Convert PO to MO files using msgfmt

You next have to convert the PO files into "Message Object" files (with the extension .mo) which can be loaded on the server:

cd locale/de/LC_MESSAGES/
msgfmt myapp.po --output-file=myapp.mo

Enjoy

Start your PHP script and enjoy its translated output. Keep in mind that gettext caches the translation data. If you add/remove/update MO files you might have to restart/reload your web server.

Managing changes with msgmerge

If you're updating your PHP code, you might change translatable texts, too. This requires an update of the PO/MO files. There's, of course, a gettext tool to simplify this task, it's called msgmerge. First, you have to extract the translatable strings from the new PHP sources using xgettext.

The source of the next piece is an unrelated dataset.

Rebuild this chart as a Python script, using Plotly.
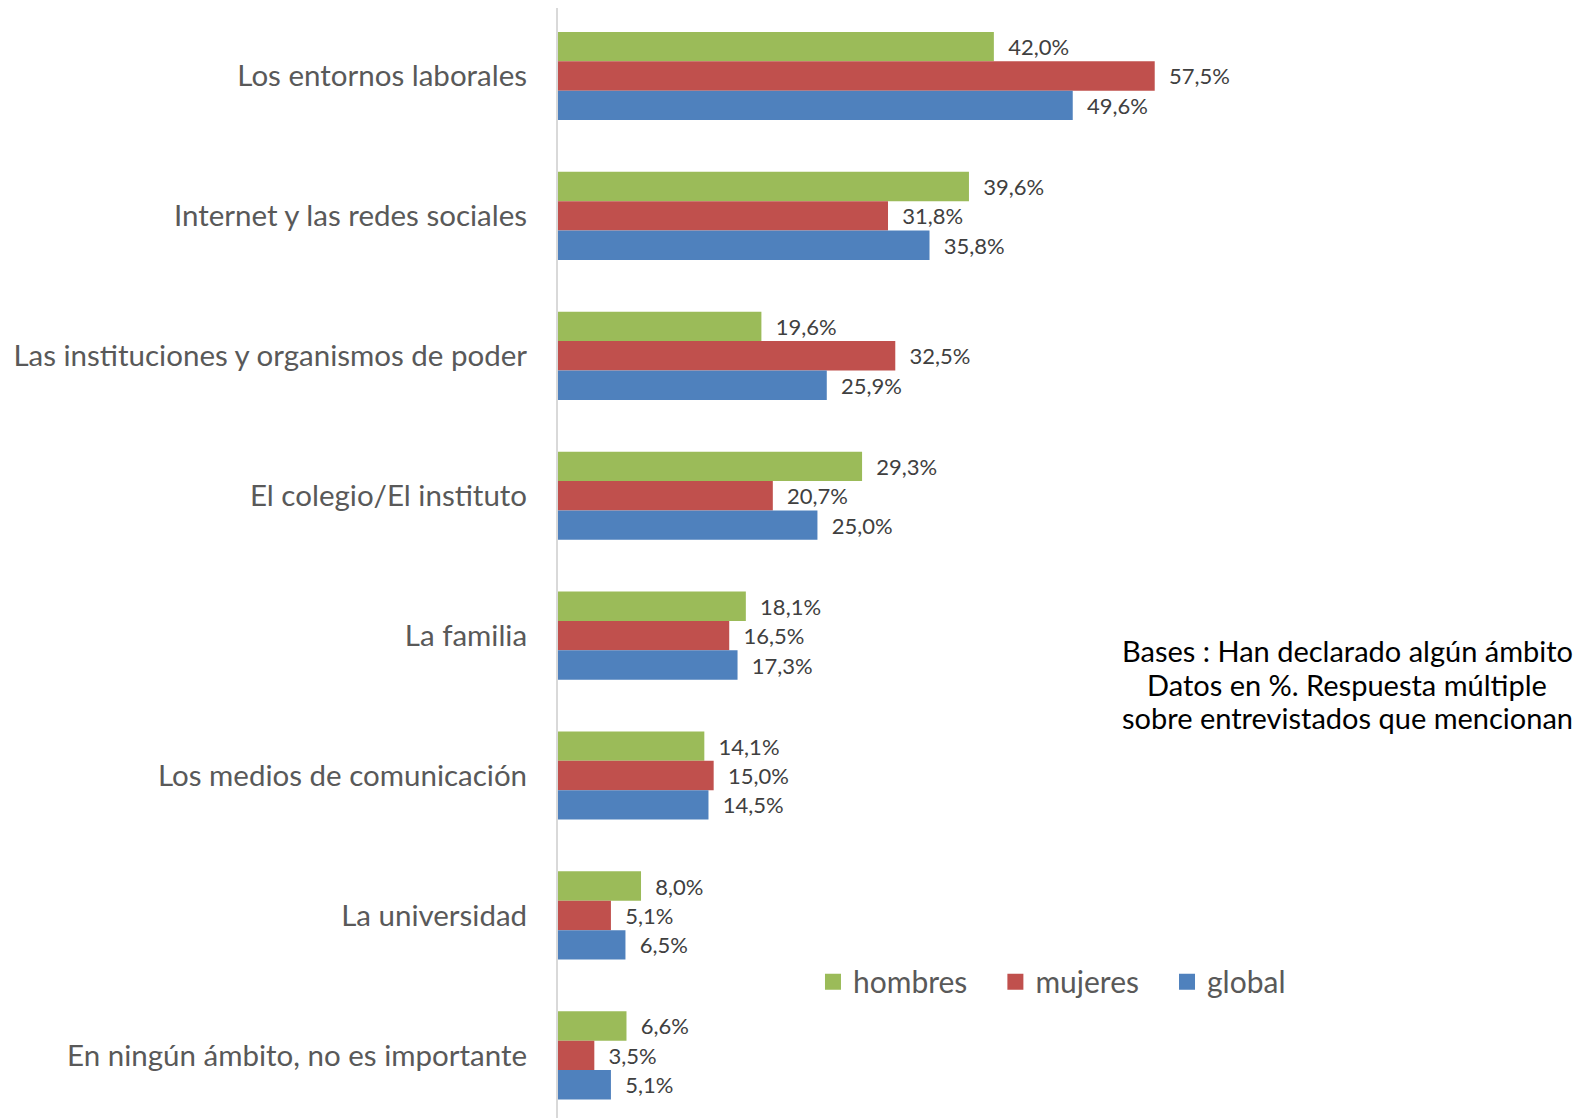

This overwrites your old POT file with a new one. Then you can merge the changes into the language-specific PO files:

xgettext --add-comments *.php -o myapp.pot
msgmerge --update locale/de/LC_MESSAGES/myapp.po myapp.pot

... translate new / changed texts in myapp.po ...

msgfmt locale/de/LC_MESSAGES/myapp.po --output-file=locale/de/LC_MESSAGES/myapp.mo

msgmerge doesn't delete any translation: If a string is no longer found in the source code, it is marked as deleted in the PO file:

#~ msgid "Draft"
#~ msgstr "Entwurf"

New strings are added to the PO file, for unchanged strings the source code line number, and the extracted comment are updated, if necessary.

msgmerge also tries to detect changed strings using a fuzzy string comparison. If only a small part of the string has changed the new string is saved together with the old translation in the PO file, and the entry is marked as "fuzzy".

Example: If you change "Translation of PHP pages with gettext" to "Translate your PHP pages with gettext" you will get this PO file entry. The translation is outdated and should be updated in the next step:

#: index.php:17
#, fuzzy
msgid "Translate your PHP pages with gettext"
msgstr "Übersetzen von PHP-Seiten mit gettext"

If msgmerge cannot detect a similarity between old and new string, the old one is marked as deleted, and the new one is added as new entry, without translation.